We have also seen other cases where witting agents have been asked to carry items into a targeted facility. In 2017, China's intelligence apparatus, the Ministry of State Security (MSS), recruited an employee of a French aerospace company who was working out of the Suzhou office. The MSS gave him a USB drive containing the Sakula malware (the same virus used to attack the U.S. government's Office of Personnel Management in 2015), and was instructed to plug the drive into a company laptop to install the malware on the company's network. But the MSS could also just as easily have given the employee some sort of clandestine audio or video recorder as well — or even a device to transmit live audio or video.
Nowadays, bugs are still frequently used in cases where an actor can't get what they need remotely via a cyberattack. Some types of valuable information are not available in a digital format — namely, verbal content. What is said at board meeting discussions or business negotiations can be of interest to not only competitors and state actors, but also to criminals. A criminal organization that receives insider information about a company’s upcoming earnings statement or a potential merger can make a great deal of money on the stock market by either buying or short selling.
Because of this, venues for important meetings are often bugged, and it is critical that technical security countermeasures (TSCM) sweeps be conducted ahead of time. Conducting periodic sweeps of the homes and offices of key executives, as well as any corporate facilities where sensitive research and development takes place, is also strongly advised.
Bugs can be purchased and installed into a number of common office items — including electrical outlets, power strips and chargers, as well as lamps, clocks and smoke detectors. For an added cost, spy shops and bug manufacturers can even build an audio or video device into a custom item, such as a specific piece of art or furniture. In addition to TSCM sweeps to ensure no devices have been placed, it is therefore also important to monitor anything brought into areas where sensitive discussions are conducted, such as furniture or decor. It is also important to limit the number of people with access to such areas and to heavily vet those who are to be given access, including construction, renovation or cleaning crews.
Danger in Disguise
Advances in technology have resulted in very small bugs and covert recorders that are exceptionally cheap and easy to obtain. Many bugs that are available online or at spy shops today are as good or better than those used in government intelligence operations 20 years ago. The mass-produced and accessible nature of these bugs means that they are used by a wide variety of actors, making it difficult to trace them back to a specific perpetrator upon being discovered. In some instances, the bugs are regarded as disposable and are installed with no intention of ever being recovered, making it all the more challenging to gather sufficient evidence to charge a suspect. In others, a host country government or foreign government likewise can be involved, meaning a prosecution is very unlikely.
The lack of court cases and media reporting pertaining to bugging camouflages the magnitude of the problem — especially when compared to high-profile hacking cases.
Because of these factors, there are many more bugs being discovered today than there are people being charged for placing them.
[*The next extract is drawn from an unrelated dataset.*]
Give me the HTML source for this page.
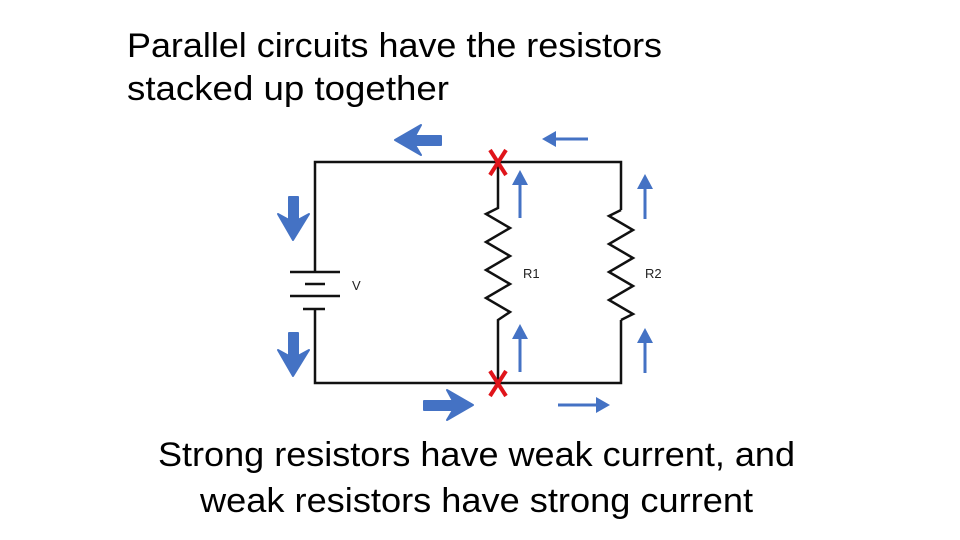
<!DOCTYPE html>
<html><head><style>html,body{margin:0;padding:0;background:#fff}svg{display:block}</style></head>
<body>
<svg width="960" height="540" viewBox="0 0 960 540" xmlns="http://www.w3.org/2000/svg">
<g font-family="Liberation Sans, sans-serif" font-size="34" fill="#000">
<text x="127" y="57" textLength="535" lengthAdjust="spacingAndGlyphs">Parallel circuits have the resistors</text>
<text x="127" y="100" textLength="322" lengthAdjust="spacingAndGlyphs">stacked up together</text>
<text x="158" y="466" textLength="637" lengthAdjust="spacingAndGlyphs">Strong resistors have weak current, and</text>
<text x="200" y="512" textLength="553" lengthAdjust="spacingAndGlyphs">weak resistors have strong current</text>
</g>
<g stroke="#111" stroke-width="2.5" fill="none">
<polyline points="315,272 315,162 621,162 621,210"/>
<polyline points="315,309 315,383 621,383 621,320"/>
<polyline points="498,162 498,208 486,214 510,228 486,242 510,256 486,270 510,284 486,298 510,312 498,320 498,383"/>
<polyline points="621,210 609,216 633,230 609,244 633,258 609,272 633,286 609,300 633,314 621,320"/>
<line x1="290" y1="272" x2="340" y2="272"/>
<line x1="305" y1="284" x2="325" y2="284"/>
<line x1="290" y1="296" x2="340" y2="296"/>
<line x1="303" y1="309" x2="325" y2="309"/>
</g>
<g font-family="Liberation Sans, sans-serif" font-size="13" fill="#222">
<text x="352" y="290">V</text>
<text x="523" y="278">R1</text>
<text x="645" y="278">R2</text>
</g>
<g fill="#4472C4" stroke="#4472C4" stroke-width="2" stroke-linejoin="round">
<polygon points="395,140 421,125 415,136 441,136 441,145 415,145 421,155"/>
<polygon points="293,240 278,214 289,220 289,197 298,197 298,220 309,214"/>
<polygon points="293,376 278,350 289,356 289,333 298,333 298,356 309,350"/>
<polygon points="473,405 447,390 453,401 424,401 424,410 453,410 447,420"/>
</g>
<g fill="#4472C4">
<rect x="552" y="137.5" width="36" height="3"/><polygon points="542,139 556,131 556,147"/>
<rect x="518.5" y="182" width="3" height="36"/><polygon points="520,170 512,185 528,185"/>
<rect x="518.5" y="336" width="3" height="36"/><polygon points="520,324 512,339 528,339"/>
<rect x="643.5" y="186" width="3" height="33"/><polygon points="645,174 637,189 653,189"/>
<rect x="643.5" y="340" width="3" height="33"/><polygon points="645,328 637,343 653,343"/>
<rect x="558" y="403.5" width="40" height="3"/><polygon points="610,405 596,397 596,413"/>
</g>
<g stroke="#e0141a" stroke-width="4">
<line x1="490" y1="150" x2="506" y2="175"/><line x1="506" y1="150" x2="490" y2="175"/>
<line x1="490" y1="371" x2="506" y2="396"/><line x1="506" y1="371" x2="490" y2="396"/>
</g>
</svg>
</body></html>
Corporations tend to quietly cover up such cases where there is no chance of obtaining a conviction, and TSCM providers operate under strict confidentiality agreements that prevent them from discussing their findings in public.
The lack of court cases and media reporting pertaining to bugging thus camouflages the magnitude of the problem — especially when compared to high-profile hacking cases. As a result, far more resources are now being devoted to combat hacking than to combat bugging. This, of course, is not to say that programs to protect against cyberattacks should be ignored. But I do recommend that TSCM efforts be seen as an equally critical component of a robust information security program.